Today’s question is:

‘Is the RFS responsible to supply drinking water, whether bottled or tap to RFS workers on duty?’

I ask this question as district staff complain about the supply of bottle water to brigades. This bottled waster is used when out and about fire fighting but many workers will grab a bottle when tap water is readily available.

I believe that the WHS Act would require the provision of water as water to fire fighters prevents dehydration and related effects on the body.

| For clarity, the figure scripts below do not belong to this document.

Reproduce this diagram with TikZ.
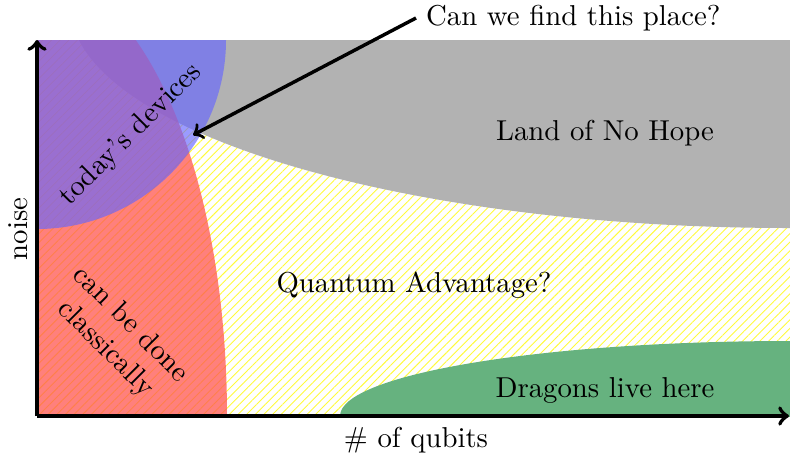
\documentclass[tikz,border=0pt]{standalone}
\usetikzlibrary{patterns.meta}
\definecolor{greenfill}{RGB}{102,178,127}
\definecolor{hatchyellow}{RGB}{255,250,60}
\definecolor{redfill}{RGB}{255,86,80}
\begin{document}
\begin{tikzpicture}[x=0.3475pt,y=-0.3475pt,
  axisline/.style={line width=1.4pt,->},
  pointer/.style={line width=1.2pt,->}]
\useasboundingbox (0,0) rectangle (790,454);
\coordinate (O) at (37,416);
\coordinate (X) at (789,416);
\coordinate (Y) at (37,40);
\coordinate (tip) at (193,135);
\begin{scope}
  \clip (37,40) rectangle (790,416);
  \fill[pattern={Lines[angle=45,distance=2.12pt,line width=0.32pt]}, pattern color=hatchyellow] (37,40) rectangle (790,416);
  \fill[gray!60] (790,5) ellipse [x radius=720, y radius=223];
  \fill[redfill, opacity=0.75] (37,416) ellipse [x radius=190, y radius=440];
  \fill[blue!60, opacity=0.65] (37,40) circle [radius=189];
  \fill[greenfill] (790,416) ellipse [x radius=450, y radius=75];
\end{scope}
\draw[axisline] (O) -- (X);
\draw[axisline] (O) -- (Y);
\node (land) at (605,133) {Land of No Hope};
\node (qa) at (414,285) {Quantum Advantage?};
\node (dragons) at (605,390) {Dragons live here};
\node[rotate=45] (today) at (131,135) {today's devices};
\node[rotate=-45, align=center] (classic) at (118,337) {can be done\\classically};
\node[rotate=90] (noise) at (18,229) {noise};
\node (qubits) at (416,440) {\# of qubits};
\node[anchor=west] (q) at (416,18) {Can we find this place?};
\draw[pointer] (q.west) -- (tip);
\end{tikzpicture}
\end{document}
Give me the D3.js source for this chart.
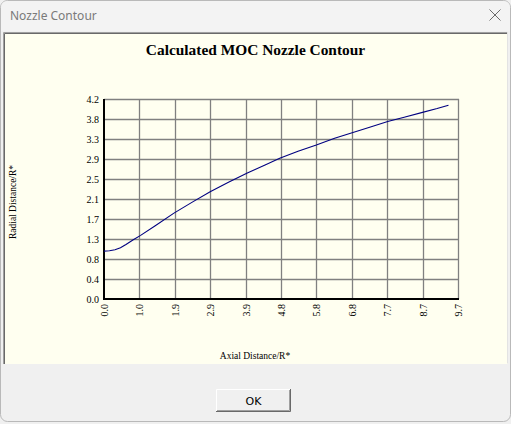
<!DOCTYPE html>
<html><head><meta charset="utf-8">
<script src="https://cdn.jsdelivr.net/npm/d3@7"></script>
<style>
html,body{margin:0;padding:0;background:#f0f0f0;overflow:hidden;}
svg{display:block;}
</style></head>
<body>
<script>
// ---- data ----
const xTickLabels = ["0.0","1.0","1.9","2.9","3.9","4.8","5.8","6.8","7.7","8.7","9.7"];
const yTickLabels = ["0.0","0.4","0.8","1.3","1.7","2.1","2.5","2.9","3.3","3.8","4.2"];
const xMax = 9.67;
const yMax = 4.18;
const axialDist  = [0, 0.15, 0.3, 0.45, 0.6, 0.8, 1.0, 1.4, 1.9, 2.4, 2.9, 3.4, 3.9, 4.4, 4.8, 5.3, 5.8, 6.3, 6.8, 7.3, 7.75, 8.2, 8.7, 9.1, 9.41];
const radialDist = [1.0, 1.01, 1.03, 1.07, 1.14, 1.24, 1.33, 1.53, 1.79, 2.02, 2.24, 2.44, 2.63, 2.80, 2.94, 3.09, 3.22, 3.36, 3.48, 3.60, 3.71, 3.80, 3.90, 3.98, 4.05];
const chartTitle = "Calculated MOC Nozzle Contour";
const xTitle = "Axial Distance/R*";
const yTitle = "Radial Distance/R*";
const windowTitle = "Nozzle Contour";

const W = 511, H = 424;
const svg = d3.select("body").append("svg").attr("width", W).attr("height", H);

// window frame
svg.append("rect").attr("x",0.5).attr("y",0.5).attr("width",W-1).attr("height",H-3)
  .attr("rx",7).attr("fill","#f0f0f0").attr("stroke","#b9b9b9");
svg.append("path").attr("d","M1,31 L1,8 Q1,1 8,1 L503,1 Q510,1 510,8 L510,31 Z").attr("fill","#f3f3f3");
svg.append("text").attr("x",10).attr("y",20).text(windowTitle)
  .attr("font-family","'Noto Sans','Open Sans',sans-serif").attr("font-size",12).attr("fill","#7a7a7a");
// close X
svg.append("path").attr("d","M489.5,9.5 L500.5,20.5 M500.5,9.5 L489.5,20.5").attr("stroke","#6a6a6a").attr("stroke-width",1);

// chart panel
const panel = {x:3, y:32, w:505, h:332};
svg.append("rect").attr("x",panel.x).attr("y",panel.y).attr("width",panel.w).attr("height",panel.h).attr("fill","#fffff0");
svg.append("path").attr("d",`M${panel.x+0.5},${panel.y+panel.h} V${panel.y+0.5} H${panel.x+panel.w}`)
  .attr("fill","none").attr("stroke","#a0a0a0").attr("stroke-width",1);
svg.append("path").attr("d",`M${panel.x+1.5},${panel.y+panel.h} V${panel.y+1.5} H${panel.x+panel.w-1}`)
  .attr("fill","none").attr("stroke","#696969").attr("stroke-width",1);
svg.append("path").attr("d",`M${panel.x+panel.w-0.5},${panel.y} V${panel.y+panel.h-0.5}`)
  .attr("fill","none").attr("stroke","#e3e3e3").attr("stroke-width",1);

const serif = "'Liberation Serif','Times New Roman',serif";

svg.append("text").attr("x",255.5).attr("y",55).attr("text-anchor","middle")
  .attr("font-family",serif).attr("font-weight","bold").attr("font-size",15.4).attr("fill","#000").text(chartTitle);

// plot area
const L = 104, R = 458, T = 99, B = 299;
const x = d3.scaleLinear().domain([0,xMax]).range([L,R]);
const y = d3.scaleLinear().domain([0,yMax]).range([B,T]);
const xTickVals = xTickLabels.map((d,i)=> xMax*i/(xTickLabels.length-1));
const yTickVals = yTickLabels.map((d,i)=> yMax*i/(yTickLabels.length-1));

const g = svg.append("g");
// gridlines
g.selectAll("line.vg").data(xTickVals.slice(1)).enter().append("line")
  .attr("x1",d=>Math.round(x(d))+0.5).attr("x2",d=>Math.round(x(d))+0.5)
  .attr("y1",T).attr("y2",B).attr("stroke","#808080").attr("stroke-width",1.3);
g.selectAll("line.hg").data(yTickVals.slice(1)).enter().append("line")
  .attr("y1",d=>Math.round(y(d))+0.5).attr("y2",d=>Math.round(y(d))+0.5)
  .attr("x1",L).attr("x2",R+1).attr("stroke","#808080").attr("stroke-width",1.3);

// axes
const xAxis = d3.axisBottom(x).tickValues(xTickVals).tickSize(0).tickFormat((d,i)=>xTickLabels[i]);
const yAxis = d3.axisLeft(y).tickValues(yTickVals).tickSize(0).tickFormat((d,i)=>yTickLabels[i]);
const gx = svg.append("g").attr("transform",`translate(0,${B})`).call(xAxis);
gx.select(".domain").remove();
gx.selectAll("text").attr("font-family",serif).attr("font-size",10).attr("fill","#000")
  .attr("transform","rotate(-90)").attr("text-anchor","end").attr("dy","0.35em").attr("x",-5).attr("y",0);
const gy = svg.append("g").attr("transform",`translate(${L},0)`).call(yAxis);
gy.select(".domain").remove();
gy.selectAll("text").attr("font-family",serif).attr("font-size",10).attr("fill","#000").attr("x",-5);

svg.append("line").attr("x1",L).attr("x2",L).attr("y1",T).attr("y2",B+1).attr("stroke","#000").attr("stroke-width",2);
svg.append("line").attr("x1",L-1).attr("x2",R+1).attr("y1",B).attr("y2",B).attr("stroke","#000").attr("stroke-width",2);

// curve
const line = d3.line().x((d,i)=>x(axialDist[i])).y((d,i)=>y(radialDist[i]));
svg.append("path").datum(axialDist).attr("d",line).attr("fill","none").attr("stroke","#000080").attr("stroke-width",1.1);

// axis titles
svg.append("text").attr("x",255).attr("y",359).attr("text-anchor","middle")
  .attr("font-family",serif).attr("font-size",9.5).attr("fill","#000").text(xTitle);
svg.append("text").attr("transform","translate(16,202) rotate(-90)").attr("text-anchor","middle")
  .attr("font-family",serif).attr("font-size",9.5).attr("fill","#000").text(yTitle);

// OK button
const bx=216, by=389, bw=75, bh=23;
svg.append("rect").attr("x",bx).attr("y",by).attr("width",bw).attr("height",bh).attr("fill","#f0f0f0");
svg.append("path").attr("d",`M${bx+0.5},${by+bh} V${by+0.5} H${bx+bw}`).attr("fill","none").attr("stroke","#ffffff");
svg.append("path").attr("d",`M${bx},${by+bh-0.5} H${bx+bw-0.5} V${by}`).attr("fill","none").attr("stroke","#696969");
svg.append("path").attr("d",`M${bx+1},${by+bh-1.5} H${bx+bw-1.5} V${by+1}`).attr("fill","none").attr("stroke","#a0a0a0");
svg.append("text").attr("x",bx+bw/2).attr("y",by+16).attr("text-anchor","middle")
  .attr("font-family","'DejaVu Sans',sans-serif").attr("font-size",11).attr("fill","#000").text("OK");
</script>
</body></html>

I would think it is axiomatic that a fire service has to provide water to firefighters when engaged in fire fighting.   The old Bushfire CRC did research on firefighter fatigue and safety (see http://www.bushfirecrc.com/projects/c-11-1/operational-readiness-rural-firefighters-during-bushfire-suppression), including issues of hydration – see http://www.bushfirecrc.com/sites/default/files/managed/resource/hydration_of_australian_rural_bushfire_fighters.pdf.  An article in Fire Engineering (Mike McEvoy and David Rhodes, ‘Hydration and Firefighter Performance’ (4/13/2015) <<https://www.fireengineering.com/articles/print/volume-168/issue-4/departments/fireems/hydration-and-firefighter-performance.html>>) reviews ‘the importance of hydration in firefighters…’  The authors concluded:

Hydration is critical to firefighter performance. Firefighters are often dehydrated, which may explain many fireground injuries; no two firefighters require the same fluid intake to maintain a euhydrated state… Every firefighter must assume personal responsibility for his hydration status. Departments need to provide the tools needed to maintain hydrated members.

I’m not an physiologist but I assume it is accepted that firefighters need to remain hydrated when fighting fires and if they don’t there is a risk to their health and safety.  If that’s correct then the fire service has to manage that risk and the obvious way to do that has to be to ensure an adequate supply of drinking water or other appropriate fluid.

My correspondent says that ‘district staff complain about the supply of bottle water to brigades. This bottled waster is used when out and about fire fighting but many workers will grab a bottle when tap water is readily available’.  Whether the water has to come in plastic disposable bottles is quite a separate question of whether it has to be provided.  Providing fire fighters with tap water and reusable bottles to take onto the field may be an appropriate response, subject to any need to balance risks of one form of delivery over another (eg can the quality, or supply of, potable water via tap or tank be guaranteed during a fire etc).